The book contains disputed claims such as Madhubala as having offered ₹9 lakh to Amrohi to divorce his wife and marry her, and later "two timing" with Prem Nath and Dilip Kumar in 1951. It also alleges (as quoted by scholar Dina Khdair) that Madhubala became "a 'sex slave' for powerful industry leaders and was regularly shackled, whipped, and confined by her husband".

== Development and writing ==
Deep referred to the book as "the first unauthorised biography in Indian film history".

According to Deep:
I wanted my biographies to bring out the real, colourful personalities I was writing about. I wanted people to know that Madhubala had a hole in her heart and she was vomiting blood before giving a shot and that her father pushed her to do more and more. I wanted her fans to know how Dilip Kumar exploited, harassed and abused the beautiful actress.

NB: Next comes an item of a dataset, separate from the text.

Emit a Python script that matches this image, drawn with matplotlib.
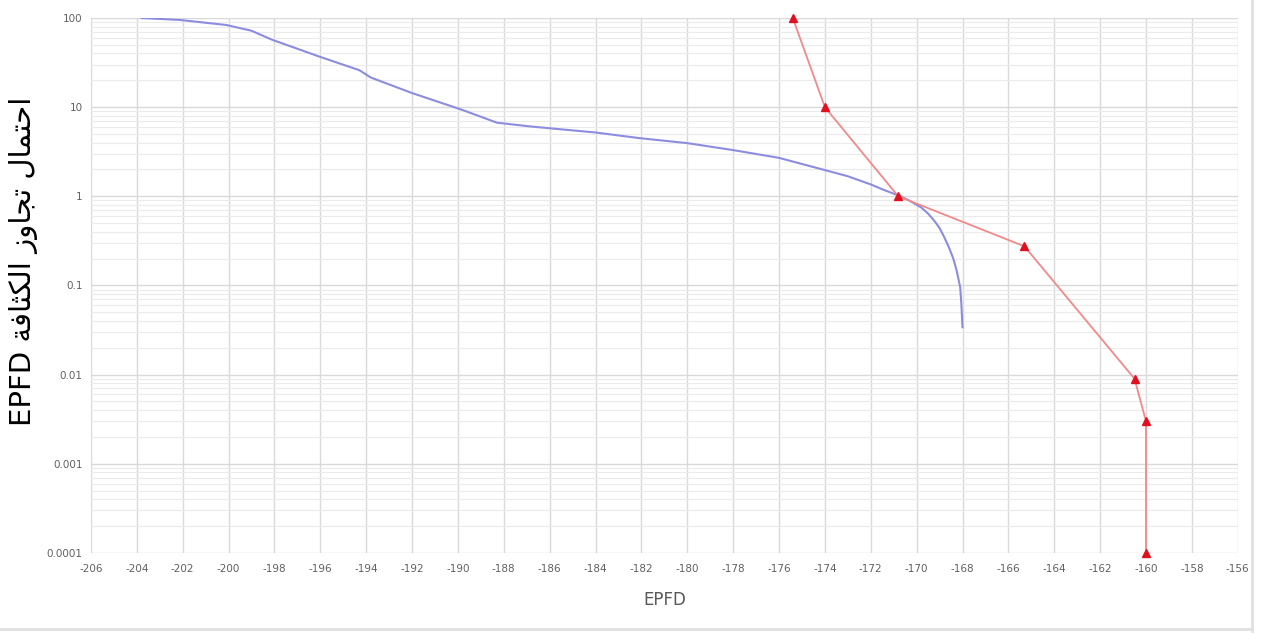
import matplotlib
matplotlib.use("Agg")
import matplotlib.pyplot as plt
from matplotlib.ticker import FixedLocator, FixedFormatter, LogLocator, NullFormatter
from matplotlib.lines import Line2D

plt.rcParams["axes.unicode_minus"] = False

# ---- data ----
blue_x = [-203.8, -202.1, -200.1, -199.0, -198.1, -196.0, -194.3, -193.8, -192.0, -189.8,
          -188.3, -186.9, -186.0, -184.0, -182.1, -180.0, -178.0, -176.0, -174.1, -173.0,
          -172.0, -171.5, -170.7, -170.3, -169.8, -169.5, -169.2, -169.0, -168.8, -168.6,
          -168.4, -168.25, -168.1, -168.05, -168.0]
blue_y = [100, 95, 83.5, 72, 57, 36.6, 26, 21.5, 14.4, 9.3,
          6.7, 6.1, 5.8, 5.2, 4.5, 3.95, 3.3, 2.7, 2.0, 1.68,
          1.36, 1.2, 1.0, 0.89, 0.75, 0.64, 0.52, 0.44, 0.35, 0.27,
          0.2, 0.145, 0.095, 0.062, 0.034]

red_x = [-175.4, -174.0, -170.8, -165.3, -160.5, -160.0, -160.0]
red_y = [100, 10, 1.0, 0.275, 0.009, 0.003, 0.0001]

x_ticks = list(range(-206, -155, 2))
y_ticks = [0.0001, 0.001, 0.01, 0.1, 1, 10, 100]
y_tick_labels = ["0.0001", "0.001", "0.01", "0.1", "1", "10", "100"]

x_label = "EPFD"
y_label_words = ["احتمال", "تجاوز", "الكثافة"]
y_label_latin = "EPFD"

# ---- Arabic shaping (presentation forms) ----
FORMS = {
    "\u0627": ("\uFE8D", "\uFE8E", None, None),
    "\u062D": ("\uFEA1", "\uFEA2", "\uFEA3", "\uFEA4"),
    "\u062A": ("\uFE95", "\uFE96", "\uFE97", "\uFE98"),
    "\u0645": ("\uFEE1", "\uFEE2", "\uFEE3", "\uFEE4"),
    "\u0644": ("\uFEDD", "\uFEDE", "\uFEDF", "\uFEE0"),
    "\u062C": ("\uFE9D", "\uFE9E", "\uFE9F", "\uFEA0"),
    "\u0648": ("\uFEED", "\uFEEE", None, None),
    "\u0632": ("\uFEAF", "\uFEB0", None, None),
    "\u0643": ("\uFED9", "\uFEDA", "\uFEDB", "\uFEDC"),
    "\u062B": ("\uFE99", "\uFE9A", "\uFE9B", "\uFE9C"),
    "\u0641": ("\uFED1", "\uFED2", "\uFED3", "\uFED4"),
    "\u0629": ("\uFE93", "\uFE94", None, None),
}


def shape(word):
    out = []
    n = len(word)
    for i, c in enumerate(word):
        f = FORMS.get(c)
        if f is None:
            out.append(c)
            continue
        prev_join = i > 0 and word[i - 1] in FORMS and FORMS[word[i - 1]][2] is not None
        next_join = f[2] is not None and i < n - 1 and word[i + 1] in FORMS
        if prev_join and next_join:
            out.append(f[3])
        elif prev_join:
            out.append(f[1])
        elif next_join:
            out.append(f[2])
        else:
            out.append(f[0])
    return "".join(reversed(out))


visual_label = y_label_latin + " " + " ".join(shape(w) for w in reversed(y_label_words))

# ---- figure ----
fig = plt.figure(figsize=(12.63, 6.34), dpi=100)
ax = fig.add_axes([0.072, 0.1278, 0.908, 0.8438])

ax.set_yscale("log")
ax.set_xlim(-206, -156)
ax.set_ylim(0.0001, 100)

ax.plot(blue_x, blue_y, color="#8c8ce0", lw=1.5, zorder=3)
ax.plot(red_x, red_y, color="#f08a8a", lw=1.3, zorder=4, clip_on=False)
ax.plot(red_x, red_y, ls="none", marker="^", ms=5.5, color="#e0101e", zorder=5, clip_on=False)

ax.xaxis.set_major_locator(FixedLocator(x_ticks))
ax.yaxis.set_major_locator(FixedLocator(y_ticks))
ax.yaxis.set_major_formatter(FixedFormatter(y_tick_labels))
ax.yaxis.set_minor_locator(LogLocator(base=10, subs=range(2, 10)))
ax.yaxis.set_minor_formatter(NullFormatter())

ax.grid(True, which="major", axis="both", color="#d9d9d9", lw=1.0, zorder=0)
ax.grid(True, which="minor", axis="y", color="#ebebeb", lw=0.8, zorder=0)

for s in ax.spines.values():
    s.set_visible(False)
ax.tick_params(axis="both", which="both", length=0, labelsize=7.5, labelcolor="#606060")
ax.tick_params(axis="x", pad=8)
ax.tick_params(axis="y", pad=6)

ax.set_xlabel(x_label, fontsize=12, color="#595959", labelpad=12)
ax.set_ylabel(visual_label, fontsize=21, color="#000000", family=["DejaVu Sans"])
ax.yaxis.set_label_coords(-0.046, 0.545)

# light frame shadow at right and bottom
fig.add_artist(Line2D([0.991, 0.991], [0.005, 1.0], transform=fig.transFigure, color="#e0e0e0", lw=2))
fig.add_artist(Line2D([0.0, 0.991], [0.008, 0.008], transform=fig.transFigure, color="#e0e0e0", lw=2))

fig.savefig("out.png", dpi=100)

He stated that he interacted with almost 200 people in the process of writing the book; including Madhubala's associates Shammi Kapoor, Ashok Kumar, Johnny Walker, Tajdar Amrohi (son of Kamal Amrohi), and Shakti Samanta. However, Deep admitted that he did not pursue an interview with Dilip Kumar because he believed the actor would decline to participate.

It took Deep eight months to collect information on Madhubala and two months to write the book.

== Reception ==
The book was published by Magna Publications in 1996. Khushwant Singh wrote that Deep is a "gifted gossip writer" and brought Madhubala "alive" with his writing.

In a review of later biographies of Madhubala, the magazine Verve compared Deep's book unfavourably to Khatija Akbar's Madhubala: Her Life, Her Films (1997). It further stated that "Mohan Deep's Madhubala is offensively gossipy and reads like an extended magazine article from the run-of-the-mill catty publications."

Manjunath Pendukar cited the book as an example of such celebrity biographies which fail to "locate the celebrity's work in the larger map of the development of the industry".

In Crossover Stars in the Hindi Film Industry (2020; Taylor & Francis), Dina Khdair argued that Deep's biography "takes speculation about [Madhubala's] private life to extremes" and cited it as an example of the sensationalized discourse that portrays Madhubala as a "victim and dangerously sexualized woman whose end was warranted by moral delinquency".

== Controversy ==
The book was criticised by Madhubala's sister, Madhur Brij Bhushan, who accused Deep of misrepresenting Madhubala's life, and denied several of his claims:

Kidar Sharma and Mohan Sinha were old enough to be her father; Kamal Amrohi was a married man and given our economic conditions how could she, the sole earning member of our family, offer him Rs 9 lakh? Premnath was infatuated with her but inter-religion marriages were taboo in those days; Pradeep Kumar was never involved with her ... Tell me, if Premnath and Dilip Kumar were angry over her two-timing, why were they present at her funeral?

The book was later criticised by many of Madhubala's associates, including co-stars Shammi Kapoor and P. Jairaj, director Shakti Samanta, and the journalists M. S. M. Desai, Iqbal Masud, and B. K. Karanjia.

Jairaj defended Madhubala as "a very clean girl" and someone "who could be sociable and reserved at the same time". Kapoor said, "Mohan Deep is a swine. You can't cash in on the dead—it is in bad taste. It is a pity that while in America you could be sued for misrepresentation, in India sleaze only gives a shot to sales ... Madhubala, a wonderful person and a dedicated artiste, doesn't deserve this."

During a 1996 live chat with readers of Rediff.com, Deep defended the book and argued that Madhubala's family was unfairly criticizing his work, adding, "I think I'm glamourising her... something she deserves. I genuinely believe that all great artistes have a right to live their lives the way they want. They give so much of themselves to us, can't we give them this little?"